Written by Janis Daddona.
Have you ever sat down with your doctor and talked about your brain—heart to heart? Neither have I. But that’s exactly what happened in our Forest Call with Dr. James Doty.
Apparently he is capable of living several lives simultaneously. Among other things
– He is a neurosurgeon with top ratings from the Consumer Research Council of America.
– He is the founder and Clinical Director of the Center for Compassion and Altruism Research and Education (CCARE) at Stanford University.
– He is an inventor of surgical instruments and an entrepreneur.
– He is a philanthropist whose gifts support global health and peace initiatives as well as major universities.
– He also serves on numerous boards and as an advisor to nonprofit organizations as diverse as the Association of Medical Ethics and the Council for a Parliament of the Worlds Religions.

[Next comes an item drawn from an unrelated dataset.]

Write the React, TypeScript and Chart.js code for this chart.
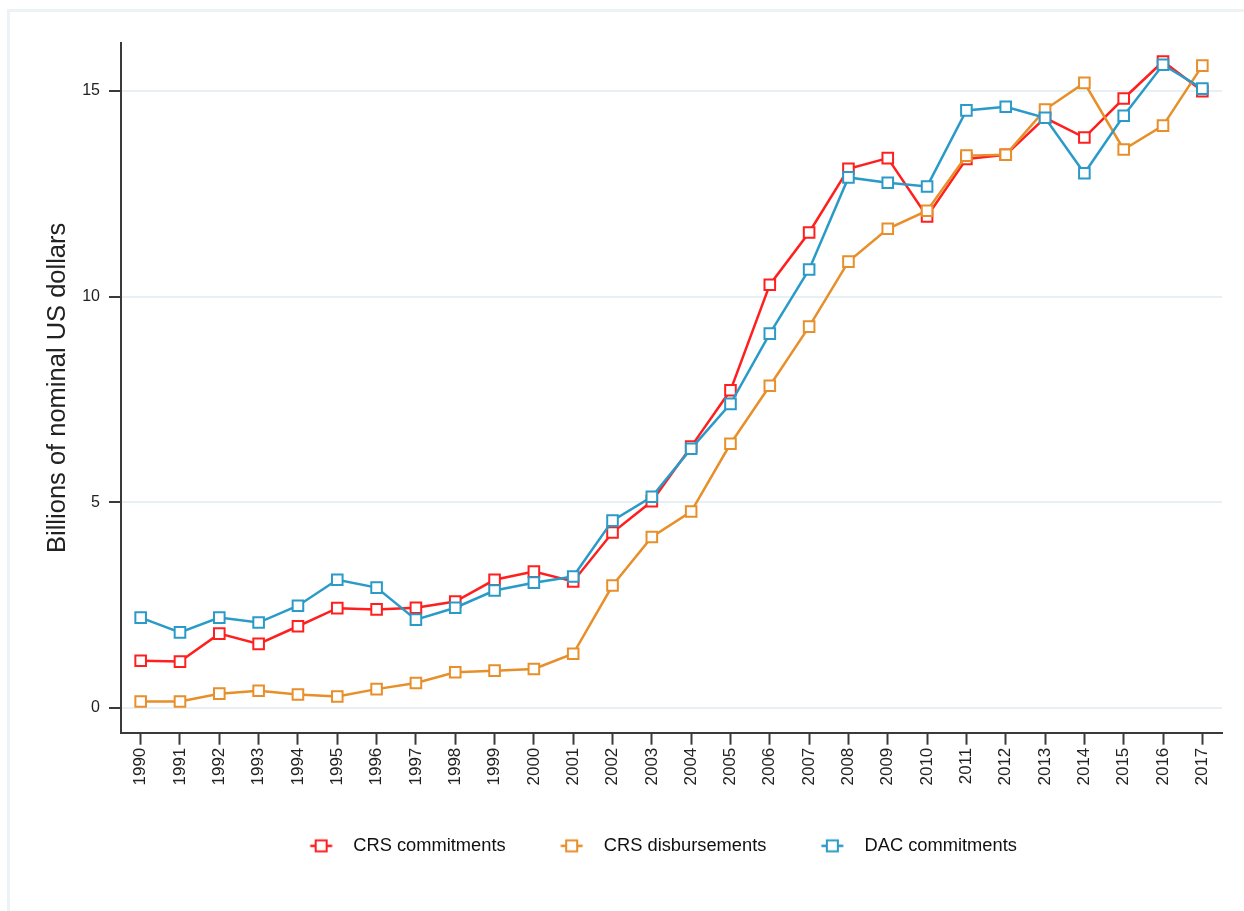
import React, { useEffect, useRef } from "react";
import { Chart, registerables } from "chart.js";

Chart.register(...registerables);

const years = [
  "1990", "1991", "1992", "1993", "1994", "1995", "1996", "1997", "1998", "1999",
  "2000", "2001", "2002", "2003", "2004", "2005", "2006", "2007", "2008", "2009",
  "2010", "2011", "2012", "2013", "2014", "2015", "2016", "2017",
];

const crsCommitments = [
  1.14, 1.12, 1.8, 1.55, 1.98, 2.42, 2.39, 2.43, 2.58, 3.11,
  3.31, 3.07, 4.26, 5.02, 6.35, 7.72, 10.29, 11.56, 13.11, 13.37,
  11.95, 13.35, 13.45, 14.35, 13.87, 14.82, 15.72, 15.0,
];

const crsDisbursements = [
  0.15, 0.15, 0.34, 0.41, 0.32, 0.27, 0.45, 0.6, 0.86, 0.9,
  0.94, 1.31, 2.97, 4.15, 4.77, 6.42, 7.83, 9.27, 10.85, 11.65,
  12.09, 13.43, 13.45, 14.55, 15.2, 13.58, 14.16, 15.62,
];

const dacCommitments = [
  2.19, 1.83, 2.19, 2.07, 2.48, 3.11, 2.92, 2.14, 2.43, 2.85,
  3.04, 3.19, 4.55, 5.13, 6.3, 7.39, 9.1, 10.66, 12.9, 12.77,
  12.68, 14.53, 14.62, 14.35, 13.0, 14.4, 15.64, 15.06,
];

const yTicks = [0, 5, 10, 15];

const seriesNames = ["CRS commitments", "CRS disbursements", "DAC commitments"];
const seriesColors = ["#ff1f1f", "#e88f2a", "#2a9bc8"];

const FONT = "'Liberation Sans', Arial, sans-serif";

function legendSwatch(color: string): HTMLCanvasElement {
  const c = document.createElement("canvas");
  c.width = 120;
  c.height = 18;
  const ctx = c.getContext("2d")!;
  const cx = 76.5;
  const cy = 9;
  ctx.strokeStyle = color;
  ctx.lineWidth = 2.5;
  ctx.beginPath();
  ctx.moveTo(cx - 11, cy);
  ctx.lineTo(cx + 11, cy);
  ctx.stroke();
  ctx.fillStyle = "#ffffff";
  ctx.fillRect(cx - 5.5, cy - 5.5, 11, 11);
  ctx.lineWidth = 2;
  ctx.strokeRect(cx - 5.5, cy - 5.5, 11, 11);
  return c;
}

export default function App() {
  const canvasRef = useRef<HTMLCanvasElement | null>(null);

  useEffect(() => {
    if (!canvasRef.current) return;
    const seriesData = [crsCommitments, crsDisbursements, dacCommitments];
    const swatches = seriesColors.map((c) => legendSwatch(c));

    const chart = new Chart(canvasRef.current, {
      type: "line",
      data: {
        labels: years,
        datasets: seriesData.map((d, i) => ({
          label: seriesNames[i],
          data: d,
          borderColor: seriesColors[i],
          backgroundColor: "#ffffff",
          borderWidth: 2.5,
          pointStyle: "rect",
          pointRadius: 7.5,
          pointBorderWidth: 2,
          pointBackgroundColor: "#ffffff",
          pointBorderColor: seriesColors[i],
          tension: 0,
          fill: false,
          order: 3 - i,
        })),
      },
      options: {
        animation: false,
        responsive: false,
        maintainAspectRatio: false,
        layout: { padding: { top: 43, right: 22, left: 60, bottom: 46 } },
        plugins: {
          tooltip: { enabled: false },
          legend: {
            position: "bottom",
            align: "center",
            labels: {
              usePointStyle: true,
              pointStyleWidth: 79,
              padding: 10,
              color: "#111111",
              font: { family: FONT, size: 18.3 },
              generateLabels: () =>
                seriesNames.map((name, i) => ({
                  text: name,
                  pointStyle: swatches[i] as any,
                  fillStyle: "#ffffff",
                  strokeStyle: seriesColors[i],
                  lineWidth: 2,
                  hidden: false,
                  datasetIndex: i,
                  fontColor: "#111111",
                })),
            },
          },
        },
        scales: {
          x: {
            type: "category",
            offset: true,
            afterFit: (scale: any) => {
              scale.height = 94;
            },
            grid: {
              drawOnChartArea: false,
              drawTicks: true,
              tickLength: 12,
              tickWidth: 2,
              tickColor: "#3a3a3a",
            },
            border: { display: true, color: "#3a3a3a", width: 2 },
            ticks: {
              autoSkip: false,
              minRotation: 90,
              maxRotation: 90,
              padding: 3,
              color: "#222222",
              font: { family: FONT, size: 17 },
            },
          },
          y: {
            type: "linear",
            min: -0.61,
            max: 16.17,
            afterFit: (scale: any) => {
              scale.width = 61;
            },
            afterBuildTicks: (scale: any) => {
              scale.ticks = yTicks.map((v) => ({ value: v }));
            },
            grid: {
              color: "#e9f0f3",
              lineWidth: 2,
              drawTicks: true,
              tickLength: 12,
              tickWidth: 2,
              tickColor: "#3a3a3a",
            },
            border: { display: true, color: "#3a3a3a", width: 2 },
            ticks: {
              padding: 9,
              color: "#222222",
              font: { family: FONT, size: 16 },
            },
            title: {
              display: true,
              text: "Billions of nominal US dollars",
              color: "#222222",
              font: { family: FONT, size: 25.5 },
              padding: { top: -17, bottom: 0 },
            },
          },
        },
      },
    });

    return () => {
      chart.destroy();
    };
  }, []);

  return (
    <div
      style={{
        position: "fixed",
        left: 0,
        top: 0,
        width: 1244,
        height: 911,
        overflow: "hidden",
        background: "#ffffff",
      }}
    >
      <div
        style={{
          position: "absolute",
          left: 7,
          top: 9,
          width: 1300,
          height: 1000,
          border: "3px solid #edf2f5",
          boxSizing: "border-box",
        }}
      />
      <canvas
        ref={canvasRef}
        width={1244}
        height={911}
        style={{ position: "absolute", left: 0, top: 0, width: 1244, height: 911 }}
      />
    </div>
  );
}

But he is no stranger to struggle. He served as a caregiver in a family whose mother was an invalid and father suffered from alcoholism. They were on public assistance all that time. As he said, “At that age you feel like a leaf being blown by an ill wind.” He witnessed the indifference of those with money and influence, but also the compassion and generosity of those with nothing, and it made an impact. At age 13 he wandered into a magic store and had a serendipitous conversation with the mother of the owner who was there. She took a tender interest in him and said, “If you come back every day for six weeks, I’ll teach you something.” He did. And what he learned was the practice of mindfulness, envisioning, positive thinking, and making his choices his own and no one else’s. The lessons were transformational. Magic indeed! It put him on an amazing path that defied the odds and led him to medical school, neurosurgery, and a persistent curiosity about the power of compassion and neuroplasticity. What he learned is that the brain has an amazing capacity to grow in compassion. That in turn plays a huge role in our physical and psychological health. We benefit ourselves and others when we practice it.